Caucus and party members should use this contest to show that Labor has moved on from its leadership being determined on the basis of opinion polls, or the number of positive media profiles, or the amount of time spent schmoozing media owners and editors, or the frippery of selfies and content-less social media. Rather, choosing a leader will now be done on the basis of the clearly articulated manifestos of the candidates, the quality of their engagement with caucus and party processes and their contributions to the collective efforts of the parliamentary party. 
Exciting stuff, and surely welcome by everyone who calls him- or herself a progressive. Gillard's sharp mind is in evidence here, in its ability to focus on a problem and translate it into substance that can be applied to the corpus of individuals and the existing organisational structure. It's why Gillard was such a great manager, why she could pass so much important legislation through Parliament despite holding the slimmest of margins. And above this her soul-searching - there really is no other adequate word - makes her look at what was not visible in the public sphere, but that should have been. She is thinking of all the people she worked with and their individual contributions.
In a world where the views of your colleagues about your merits matter so much to your chance of promotion, it is not at all surprising a great deal of effort goes into media work no one but political insiders ever see. 
At the same time, countless hours of work can go on behind closed doors on policy development. These efforts are generally never seen by the public and can even be close to invisible to colleagues. 
Real efforts need to be made to change this method of functioning, to show purpose to the public and to ensure the best contributors to the collective work of the opposition are clearly identified to their colleagues. 

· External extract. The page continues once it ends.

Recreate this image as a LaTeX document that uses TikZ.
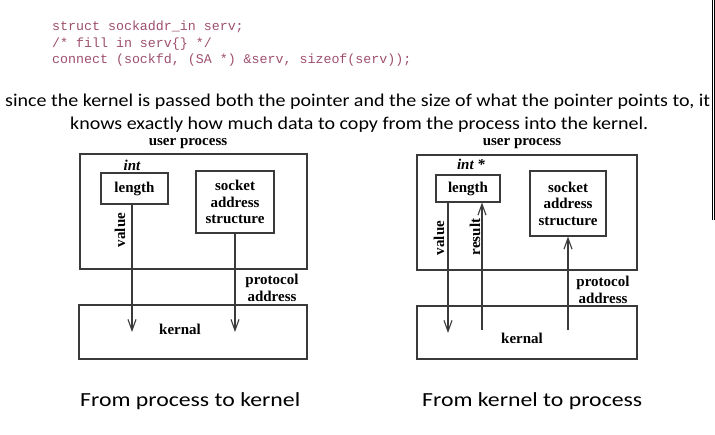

Perhaps policy contests could be held in the open rather than behind closed doors. Rather than having the shadow ministry debate difficult policy questions, parliamentary party policy seminars should discuss them, open to the media and live on 24-hour television. Policy contests could then be taken out of the back rooms into the light. To the extent policy contests have leaked out from back rooms, they are inevitably reported through the prism of division. By being open from the start, the debate can be put in the prism of purpose. A norm would be set that ideas matter and those with the best ideas are the most valued. 
Currently, working hard in your office on a new policy, being a key contributor to shadow ministry discussions, coming up with an innovative way of attracting new people to join the ALP – none of these valuable contributions is as visible to your Labor colleagues as performances on Sky television.
I apologise for including so much of what has already been published, here, but I think that Gillard is entitled to one shot given the potential for even more destabilising conduct such as Emerson's. A lot of people will read Gillard's critique and themselves criticise her for participating in conduct that might be viewed as damaging to the party. But compared to what she could have done, this article is refreshing and positive, showing how serious Gillard is and how much she values the Labor Party.

In a real sense what Gillard is asking us, the public, to do is to look behind the screen of media activity and because we can't do so unaided she's proposed a few changes the party could implement to help us. The focus should be both on policy and on who has made the biggest contribution to developing it; teamwork stands alongside individual insight and individual ideas as something to value. While others can simply take a quick, 140-character stab at Gillard for talking at length about the Labor Party I choose, instead, to view her contribution as something special, something that could positively animate public discussion of politics - after all, we all have a constitutional right to talk publicly about our representatives and our leaders - and twist the balance in favour of the community, and not just for the benefit of media barons and their lieutenants.

An astonishing performance from one of the great political players in Australia's history.